My role as a Humanists UK celebrant is to make your ceremony about your child and to help you to celebrate the love and support of the family members and friends you choose to include in their special day, creating a treasured memory of a joyous gathering.
I love hearing your stories and crafting what you tell me into a narrative to which everyone attending the ceremony can relate. It’s great to see the joy on your guests’ faces and hear their laughter, as I remind them of your unique journey to parenthood, the thrilling arrival of a new little person, the delight they have brought into all your lives so far and the adventures that little person has already had, as they embark on their own life’s journey.
It's not ABOUT ME but this is my story:
My parenting journey began as a single mum. Once she arrived, my initially perturbed parents were besotted with their granddaughter. Sadly, both died when she was very young. By then, I had married and, when my firstborn was four, her baby sister came along.
Having grown up as an only child (with its pros and cons) I felt privileged to have two daughters and to see them develop their own special bond. I did my best to bring them up to express themselves freely and to ask my opinion (and that of others) but to make their own choices. They are both now adults and, although my husband and I are long-separated, we are still joint parents and we all value family get-togethers. My older daughter is married with two sons, so I am enjoying the new experiences of being a grandmother, having two little boys in the family and seeing them interact with each other, their parents, their other (English and Italian) grandparents and their two aunties.

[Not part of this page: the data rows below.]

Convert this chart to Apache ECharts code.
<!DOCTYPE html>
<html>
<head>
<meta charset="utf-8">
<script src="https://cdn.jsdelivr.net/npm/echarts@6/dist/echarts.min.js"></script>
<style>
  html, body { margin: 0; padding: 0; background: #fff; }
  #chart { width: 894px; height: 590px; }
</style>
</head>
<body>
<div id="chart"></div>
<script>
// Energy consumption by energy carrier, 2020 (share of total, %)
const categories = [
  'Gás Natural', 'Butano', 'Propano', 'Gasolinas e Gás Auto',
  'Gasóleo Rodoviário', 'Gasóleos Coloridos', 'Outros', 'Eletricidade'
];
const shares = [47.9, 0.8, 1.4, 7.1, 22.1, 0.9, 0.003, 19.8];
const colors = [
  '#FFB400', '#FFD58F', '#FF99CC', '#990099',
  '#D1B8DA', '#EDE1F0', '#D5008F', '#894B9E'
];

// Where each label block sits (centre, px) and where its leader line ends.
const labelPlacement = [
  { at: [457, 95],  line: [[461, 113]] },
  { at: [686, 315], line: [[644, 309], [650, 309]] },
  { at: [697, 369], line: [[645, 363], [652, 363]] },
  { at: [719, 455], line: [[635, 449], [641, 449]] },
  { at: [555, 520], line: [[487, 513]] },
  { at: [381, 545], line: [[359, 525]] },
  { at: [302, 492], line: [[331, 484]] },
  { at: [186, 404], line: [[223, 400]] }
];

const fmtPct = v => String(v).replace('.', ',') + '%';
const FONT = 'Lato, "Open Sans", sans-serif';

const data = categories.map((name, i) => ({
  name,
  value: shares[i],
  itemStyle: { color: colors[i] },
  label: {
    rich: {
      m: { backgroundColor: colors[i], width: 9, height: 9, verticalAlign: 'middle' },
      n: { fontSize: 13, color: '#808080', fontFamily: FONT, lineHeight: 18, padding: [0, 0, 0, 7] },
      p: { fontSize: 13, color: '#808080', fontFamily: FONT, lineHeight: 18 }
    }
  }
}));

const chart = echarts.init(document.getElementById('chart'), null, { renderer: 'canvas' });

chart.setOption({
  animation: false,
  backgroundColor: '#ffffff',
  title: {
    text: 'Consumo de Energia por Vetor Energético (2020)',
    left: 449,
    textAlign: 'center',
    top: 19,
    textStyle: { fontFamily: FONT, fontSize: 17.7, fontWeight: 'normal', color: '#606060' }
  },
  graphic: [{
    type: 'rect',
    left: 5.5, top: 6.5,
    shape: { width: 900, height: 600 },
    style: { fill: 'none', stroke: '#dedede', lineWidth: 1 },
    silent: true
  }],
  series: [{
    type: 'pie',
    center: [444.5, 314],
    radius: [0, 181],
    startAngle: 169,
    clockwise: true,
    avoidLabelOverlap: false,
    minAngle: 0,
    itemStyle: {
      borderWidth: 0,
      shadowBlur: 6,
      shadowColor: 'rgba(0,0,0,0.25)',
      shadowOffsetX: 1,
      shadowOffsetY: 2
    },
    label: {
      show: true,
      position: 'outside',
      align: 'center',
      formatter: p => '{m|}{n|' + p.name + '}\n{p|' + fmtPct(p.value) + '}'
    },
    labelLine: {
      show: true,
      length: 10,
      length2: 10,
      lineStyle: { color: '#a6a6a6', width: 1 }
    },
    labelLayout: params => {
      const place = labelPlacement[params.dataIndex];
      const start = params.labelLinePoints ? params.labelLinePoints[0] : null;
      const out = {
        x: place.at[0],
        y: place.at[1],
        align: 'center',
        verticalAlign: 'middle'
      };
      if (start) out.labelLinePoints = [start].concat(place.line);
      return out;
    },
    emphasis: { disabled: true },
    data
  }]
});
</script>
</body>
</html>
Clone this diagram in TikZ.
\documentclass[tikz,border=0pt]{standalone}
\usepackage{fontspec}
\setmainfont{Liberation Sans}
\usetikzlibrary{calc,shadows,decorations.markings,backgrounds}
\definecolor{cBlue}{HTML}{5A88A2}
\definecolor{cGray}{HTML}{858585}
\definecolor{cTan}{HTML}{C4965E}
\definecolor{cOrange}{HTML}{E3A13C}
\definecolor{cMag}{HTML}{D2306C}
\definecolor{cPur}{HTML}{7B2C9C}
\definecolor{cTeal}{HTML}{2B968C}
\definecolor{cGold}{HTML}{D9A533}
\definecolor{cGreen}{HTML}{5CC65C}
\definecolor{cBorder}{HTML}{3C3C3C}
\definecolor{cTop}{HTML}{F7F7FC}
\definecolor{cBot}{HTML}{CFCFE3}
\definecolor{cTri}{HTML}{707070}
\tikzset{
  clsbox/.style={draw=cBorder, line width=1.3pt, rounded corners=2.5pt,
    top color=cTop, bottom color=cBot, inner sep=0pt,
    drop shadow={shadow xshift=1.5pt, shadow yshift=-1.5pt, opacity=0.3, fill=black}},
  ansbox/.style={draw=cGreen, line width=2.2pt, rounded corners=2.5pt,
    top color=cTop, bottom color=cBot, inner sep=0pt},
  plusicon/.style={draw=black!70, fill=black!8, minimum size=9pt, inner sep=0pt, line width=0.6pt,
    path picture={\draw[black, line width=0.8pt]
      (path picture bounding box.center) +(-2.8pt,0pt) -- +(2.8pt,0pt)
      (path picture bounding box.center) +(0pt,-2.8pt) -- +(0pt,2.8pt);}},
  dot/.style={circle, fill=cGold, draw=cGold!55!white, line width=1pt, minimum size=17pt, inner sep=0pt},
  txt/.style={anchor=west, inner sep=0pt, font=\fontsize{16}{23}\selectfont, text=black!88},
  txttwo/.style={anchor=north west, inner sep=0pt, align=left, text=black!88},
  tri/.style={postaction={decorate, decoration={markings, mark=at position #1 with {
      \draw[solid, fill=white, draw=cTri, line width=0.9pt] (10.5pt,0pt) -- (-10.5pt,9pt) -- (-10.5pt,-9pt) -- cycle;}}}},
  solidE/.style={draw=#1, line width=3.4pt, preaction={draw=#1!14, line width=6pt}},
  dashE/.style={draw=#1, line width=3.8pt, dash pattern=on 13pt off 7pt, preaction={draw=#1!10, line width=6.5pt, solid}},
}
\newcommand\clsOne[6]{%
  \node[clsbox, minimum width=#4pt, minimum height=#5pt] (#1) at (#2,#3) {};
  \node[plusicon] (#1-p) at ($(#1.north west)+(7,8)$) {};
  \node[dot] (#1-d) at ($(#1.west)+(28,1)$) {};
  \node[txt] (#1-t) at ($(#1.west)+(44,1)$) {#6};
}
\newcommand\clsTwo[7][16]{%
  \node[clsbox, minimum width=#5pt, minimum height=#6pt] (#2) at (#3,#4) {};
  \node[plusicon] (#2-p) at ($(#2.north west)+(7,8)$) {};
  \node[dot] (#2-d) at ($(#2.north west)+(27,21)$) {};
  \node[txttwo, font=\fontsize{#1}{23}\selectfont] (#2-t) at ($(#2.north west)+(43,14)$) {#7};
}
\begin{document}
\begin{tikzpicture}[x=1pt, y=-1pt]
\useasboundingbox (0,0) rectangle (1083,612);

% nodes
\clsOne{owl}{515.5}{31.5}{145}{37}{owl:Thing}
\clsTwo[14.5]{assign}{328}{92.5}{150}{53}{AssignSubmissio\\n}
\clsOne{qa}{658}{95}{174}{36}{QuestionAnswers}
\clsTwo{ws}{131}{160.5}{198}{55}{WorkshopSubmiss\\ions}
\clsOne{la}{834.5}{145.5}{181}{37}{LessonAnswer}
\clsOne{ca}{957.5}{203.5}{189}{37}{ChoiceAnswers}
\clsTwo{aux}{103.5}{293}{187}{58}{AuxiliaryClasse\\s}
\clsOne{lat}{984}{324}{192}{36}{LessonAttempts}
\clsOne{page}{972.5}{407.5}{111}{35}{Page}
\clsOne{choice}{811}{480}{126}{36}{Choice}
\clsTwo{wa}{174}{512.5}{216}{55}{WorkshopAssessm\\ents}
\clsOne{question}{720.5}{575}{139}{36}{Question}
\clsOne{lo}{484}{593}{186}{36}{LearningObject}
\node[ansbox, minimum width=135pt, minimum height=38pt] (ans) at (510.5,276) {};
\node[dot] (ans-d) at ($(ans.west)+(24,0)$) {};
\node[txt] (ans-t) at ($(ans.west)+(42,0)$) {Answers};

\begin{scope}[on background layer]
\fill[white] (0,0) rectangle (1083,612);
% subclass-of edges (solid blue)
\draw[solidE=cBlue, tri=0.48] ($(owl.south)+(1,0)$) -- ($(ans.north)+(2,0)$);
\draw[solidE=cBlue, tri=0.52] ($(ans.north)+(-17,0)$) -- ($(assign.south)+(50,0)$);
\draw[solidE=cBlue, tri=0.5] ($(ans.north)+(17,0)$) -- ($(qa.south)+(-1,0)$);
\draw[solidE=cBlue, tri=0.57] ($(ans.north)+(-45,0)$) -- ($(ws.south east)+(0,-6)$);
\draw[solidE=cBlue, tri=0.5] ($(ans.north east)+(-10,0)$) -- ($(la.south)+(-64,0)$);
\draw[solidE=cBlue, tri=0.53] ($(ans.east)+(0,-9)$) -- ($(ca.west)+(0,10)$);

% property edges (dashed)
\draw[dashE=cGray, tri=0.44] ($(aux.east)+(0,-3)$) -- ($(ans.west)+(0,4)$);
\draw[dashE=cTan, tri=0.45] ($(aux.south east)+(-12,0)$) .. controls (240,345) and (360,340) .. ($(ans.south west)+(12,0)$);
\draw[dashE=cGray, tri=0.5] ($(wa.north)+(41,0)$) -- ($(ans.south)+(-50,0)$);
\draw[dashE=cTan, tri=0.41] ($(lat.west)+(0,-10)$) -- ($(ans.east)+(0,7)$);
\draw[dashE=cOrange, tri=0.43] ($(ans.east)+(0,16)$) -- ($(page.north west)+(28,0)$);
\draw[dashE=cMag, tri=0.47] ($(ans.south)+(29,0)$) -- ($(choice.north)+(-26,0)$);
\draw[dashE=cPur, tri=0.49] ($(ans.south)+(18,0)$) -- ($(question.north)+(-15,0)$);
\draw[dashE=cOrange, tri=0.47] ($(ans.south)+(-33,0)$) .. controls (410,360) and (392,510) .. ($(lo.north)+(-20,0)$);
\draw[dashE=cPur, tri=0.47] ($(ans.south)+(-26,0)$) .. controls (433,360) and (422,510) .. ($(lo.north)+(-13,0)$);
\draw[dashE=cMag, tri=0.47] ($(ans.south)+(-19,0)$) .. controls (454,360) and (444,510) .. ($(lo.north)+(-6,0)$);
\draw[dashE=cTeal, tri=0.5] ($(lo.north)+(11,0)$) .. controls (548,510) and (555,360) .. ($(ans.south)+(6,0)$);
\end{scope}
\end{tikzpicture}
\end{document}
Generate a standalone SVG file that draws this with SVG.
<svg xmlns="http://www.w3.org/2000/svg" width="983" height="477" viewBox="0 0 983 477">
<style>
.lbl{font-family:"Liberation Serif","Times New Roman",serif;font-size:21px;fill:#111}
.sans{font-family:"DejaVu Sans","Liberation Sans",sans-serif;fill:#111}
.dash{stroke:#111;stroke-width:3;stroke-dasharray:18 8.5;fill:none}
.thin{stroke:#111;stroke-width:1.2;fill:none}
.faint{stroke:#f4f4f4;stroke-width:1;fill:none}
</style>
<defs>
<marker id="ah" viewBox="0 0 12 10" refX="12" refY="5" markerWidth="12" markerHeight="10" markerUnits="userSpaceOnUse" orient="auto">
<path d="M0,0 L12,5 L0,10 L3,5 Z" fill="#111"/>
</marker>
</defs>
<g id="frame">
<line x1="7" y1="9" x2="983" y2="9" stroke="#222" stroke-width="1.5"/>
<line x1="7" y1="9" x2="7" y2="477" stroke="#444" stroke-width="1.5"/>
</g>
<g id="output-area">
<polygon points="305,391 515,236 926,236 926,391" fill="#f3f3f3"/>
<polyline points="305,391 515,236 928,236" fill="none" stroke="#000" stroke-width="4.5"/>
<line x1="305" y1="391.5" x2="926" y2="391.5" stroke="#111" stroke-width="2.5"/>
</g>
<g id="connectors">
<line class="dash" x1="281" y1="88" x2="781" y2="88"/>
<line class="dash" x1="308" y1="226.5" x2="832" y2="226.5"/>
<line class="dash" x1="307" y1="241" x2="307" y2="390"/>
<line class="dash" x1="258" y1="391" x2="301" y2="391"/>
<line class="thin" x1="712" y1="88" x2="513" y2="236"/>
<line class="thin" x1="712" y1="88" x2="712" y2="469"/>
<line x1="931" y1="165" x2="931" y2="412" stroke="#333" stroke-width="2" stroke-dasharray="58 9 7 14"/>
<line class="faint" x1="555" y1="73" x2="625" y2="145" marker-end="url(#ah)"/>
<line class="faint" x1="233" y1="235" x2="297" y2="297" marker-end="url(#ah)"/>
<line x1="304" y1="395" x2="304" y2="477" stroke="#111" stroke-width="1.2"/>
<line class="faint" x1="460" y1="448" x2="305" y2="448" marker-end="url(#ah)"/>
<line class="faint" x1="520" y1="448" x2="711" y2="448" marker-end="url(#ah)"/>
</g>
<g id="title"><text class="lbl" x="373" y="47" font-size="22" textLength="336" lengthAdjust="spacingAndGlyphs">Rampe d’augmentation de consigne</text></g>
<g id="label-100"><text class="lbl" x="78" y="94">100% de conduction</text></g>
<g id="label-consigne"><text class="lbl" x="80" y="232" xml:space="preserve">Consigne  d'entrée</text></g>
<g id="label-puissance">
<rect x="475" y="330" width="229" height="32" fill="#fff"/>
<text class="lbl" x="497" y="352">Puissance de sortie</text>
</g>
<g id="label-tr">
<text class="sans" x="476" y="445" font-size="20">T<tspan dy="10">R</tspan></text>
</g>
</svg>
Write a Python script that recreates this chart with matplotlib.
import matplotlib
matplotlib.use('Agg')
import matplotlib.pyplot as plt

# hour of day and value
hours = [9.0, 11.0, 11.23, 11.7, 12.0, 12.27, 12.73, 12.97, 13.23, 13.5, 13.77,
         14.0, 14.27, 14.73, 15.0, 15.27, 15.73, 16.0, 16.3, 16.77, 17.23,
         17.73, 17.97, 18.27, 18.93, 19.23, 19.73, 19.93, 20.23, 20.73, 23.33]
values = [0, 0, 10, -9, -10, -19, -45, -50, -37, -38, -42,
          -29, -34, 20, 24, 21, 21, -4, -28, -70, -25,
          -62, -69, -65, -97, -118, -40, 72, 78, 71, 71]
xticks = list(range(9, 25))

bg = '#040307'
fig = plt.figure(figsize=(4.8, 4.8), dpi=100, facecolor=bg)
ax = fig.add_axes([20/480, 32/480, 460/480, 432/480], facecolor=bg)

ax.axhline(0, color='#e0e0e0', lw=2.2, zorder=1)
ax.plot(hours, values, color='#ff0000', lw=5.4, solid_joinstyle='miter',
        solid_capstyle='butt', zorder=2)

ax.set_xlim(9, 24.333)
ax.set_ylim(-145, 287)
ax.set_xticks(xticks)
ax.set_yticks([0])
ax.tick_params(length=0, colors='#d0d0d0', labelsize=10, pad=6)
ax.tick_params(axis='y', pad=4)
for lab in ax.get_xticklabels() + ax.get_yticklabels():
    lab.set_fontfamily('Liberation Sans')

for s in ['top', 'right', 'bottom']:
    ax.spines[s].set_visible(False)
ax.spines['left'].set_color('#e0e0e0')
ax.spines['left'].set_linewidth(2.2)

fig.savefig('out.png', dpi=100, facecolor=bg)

As for the non-religious part, I was brought up by a C of E Mum and an agnostic Dad with an Irish Roman Catholic background. I was ‘converted’ by the school Christian Union and spent many years with one foot in C of E formality and the other in evangelical fellowships. I gradually conceded that neither felt real to me and made the long slow journey to what I eventually realised is known as humanism; a belief that this life is all there is and we have to make the most of it, and that you can be a kind, caring person without the threat of punishment or the promise of reward.